> _Brief_:
Repeat the listing that follows, character for character, minus the pictures.
§ §
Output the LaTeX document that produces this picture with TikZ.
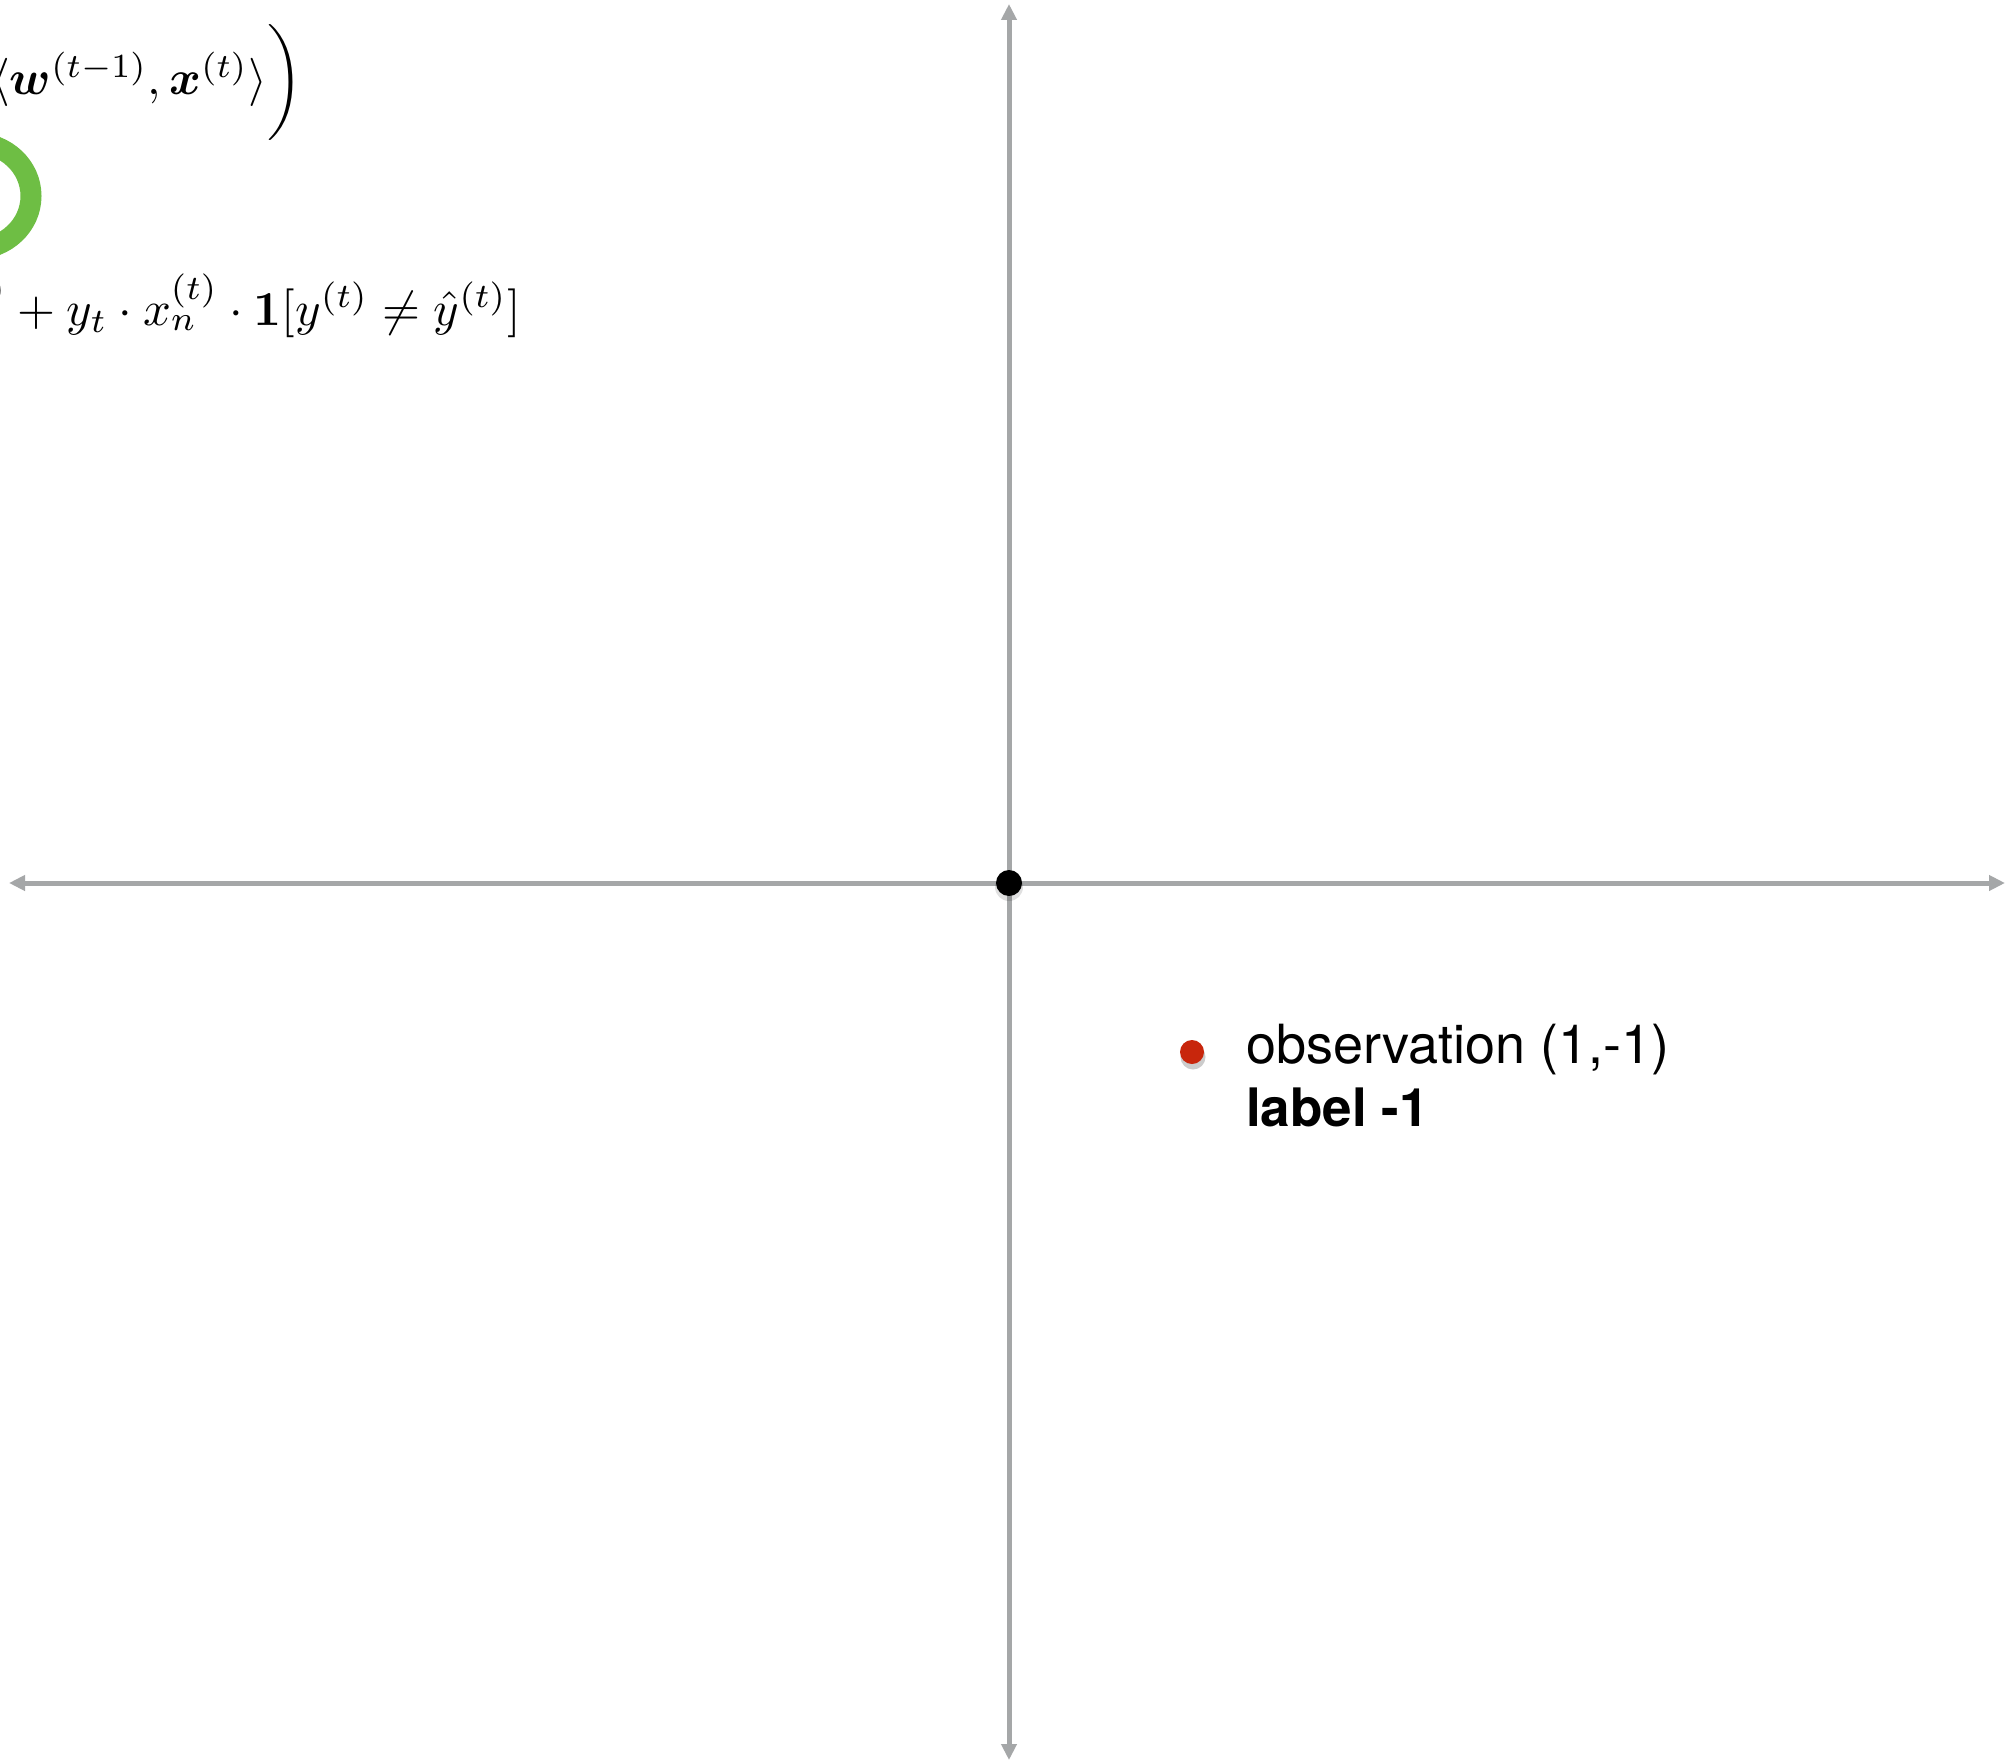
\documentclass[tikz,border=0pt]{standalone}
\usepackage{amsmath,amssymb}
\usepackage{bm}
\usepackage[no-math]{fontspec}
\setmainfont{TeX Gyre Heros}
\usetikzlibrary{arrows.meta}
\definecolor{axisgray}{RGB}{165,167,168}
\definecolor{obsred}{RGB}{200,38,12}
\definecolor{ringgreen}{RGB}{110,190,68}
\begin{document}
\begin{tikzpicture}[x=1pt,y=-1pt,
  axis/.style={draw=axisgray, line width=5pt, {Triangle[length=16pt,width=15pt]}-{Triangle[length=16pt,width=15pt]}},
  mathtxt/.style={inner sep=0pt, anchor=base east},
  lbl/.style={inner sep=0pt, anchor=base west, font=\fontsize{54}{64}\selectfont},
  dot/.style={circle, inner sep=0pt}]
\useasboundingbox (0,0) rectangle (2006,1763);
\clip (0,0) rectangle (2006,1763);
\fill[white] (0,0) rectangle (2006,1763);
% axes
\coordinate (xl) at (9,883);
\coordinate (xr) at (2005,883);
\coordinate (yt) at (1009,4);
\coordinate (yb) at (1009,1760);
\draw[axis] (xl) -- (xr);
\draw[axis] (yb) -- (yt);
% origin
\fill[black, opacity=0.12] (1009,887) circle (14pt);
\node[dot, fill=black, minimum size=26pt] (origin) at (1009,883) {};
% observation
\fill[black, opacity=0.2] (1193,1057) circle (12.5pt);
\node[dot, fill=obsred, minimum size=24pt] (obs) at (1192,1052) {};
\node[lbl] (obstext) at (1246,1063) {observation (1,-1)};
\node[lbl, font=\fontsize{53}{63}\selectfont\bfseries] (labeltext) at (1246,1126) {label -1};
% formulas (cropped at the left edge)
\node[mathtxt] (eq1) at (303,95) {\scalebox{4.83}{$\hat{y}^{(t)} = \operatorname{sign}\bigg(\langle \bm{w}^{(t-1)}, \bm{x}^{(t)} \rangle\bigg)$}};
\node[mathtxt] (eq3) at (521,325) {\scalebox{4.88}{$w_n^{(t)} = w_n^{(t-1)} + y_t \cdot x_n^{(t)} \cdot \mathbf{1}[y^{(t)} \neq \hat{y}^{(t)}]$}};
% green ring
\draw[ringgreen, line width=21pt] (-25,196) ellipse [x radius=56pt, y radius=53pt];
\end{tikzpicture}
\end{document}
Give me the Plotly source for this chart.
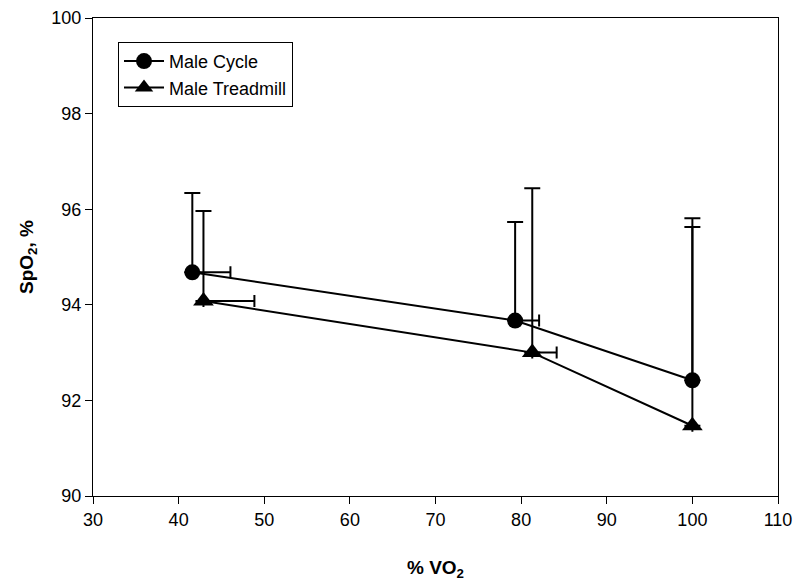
§ §
> _Completed exercise_:
Output the LaTeX document that produces this picture with TikZ.
\documentclass[tikz,border=0pt]{standalone}
\usepackage{amsmath,amssymb}
\usepackage{bm}
\usepackage[no-math]{fontspec}
\setmainfont{TeX Gyre Heros}
\usetikzlibrary{arrows.meta}
\definecolor{axisgray}{RGB}{165,167,168}
\definecolor{obsred}{RGB}{200,38,12}
\definecolor{ringgreen}{RGB}{110,190,68}
\begin{document}
\begin{tikzpicture}[x=1pt,y=-1pt,
  axis/.style={draw=axisgray, line width=5pt, {Triangle[length=16pt,width=15pt]}-{Triangle[length=16pt,width=15pt]}},
  mathtxt/.style={inner sep=0pt, anchor=base east},
  lbl/.style={inner sep=0pt, anchor=base west, font=\fontsize{54}{64}\selectfont},
  dot/.style={circle, inner sep=0pt}]
\useasboundingbox (0,0) rectangle (2006,1763);
\clip (0,0) rectangle (2006,1763);
\fill[white] (0,0) rectangle (2006,1763);
% axes
\coordinate (xl) at (9,883);
\coordinate (xr) at (2005,883);
\coordinate (yt) at (1009,4);
\coordinate (yb) at (1009,1760);
\draw[axis] (xl) -- (xr);
\draw[axis] (yb) -- (yt);
% origin
\fill[black, opacity=0.12] (1009,887) circle (14pt);
\node[dot, fill=black, minimum size=26pt] (origin) at (1009,883) {};
% observation
\fill[black, opacity=0.2] (1193,1057) circle (12.5pt);
\node[dot, fill=obsred, minimum size=24pt] (obs) at (1192,1052) {};
\node[lbl] (obstext) at (1246,1063) {observation (1,-1)};
\node[lbl, font=\fontsize{53}{63}\selectfont\bfseries] (labeltext) at (1246,1126) {label -1};
% formulas (cropped at the left edge)
\node[mathtxt] (eq1) at (303,95) {\scalebox{4.83}{$\hat{y}^{(t)} = \operatorname{sign}\bigg(\langle \bm{w}^{(t-1)}, \bm{x}^{(t)} \rangle\bigg)$}};
\node[mathtxt] (eq3) at (521,325) {\scalebox{4.88}{$w_n^{(t)} = w_n^{(t-1)} + y_t \cdot x_n^{(t)} \cdot \mathbf{1}[y^{(t)} \neq \hat{y}^{(t)}]$}};
% green ring
\draw[ringgreen, line width=21pt] (-25,196) ellipse [x radius=56pt, y radius=53pt];
\end{tikzpicture}
\end{document}
Give me the Plotly source for this chart.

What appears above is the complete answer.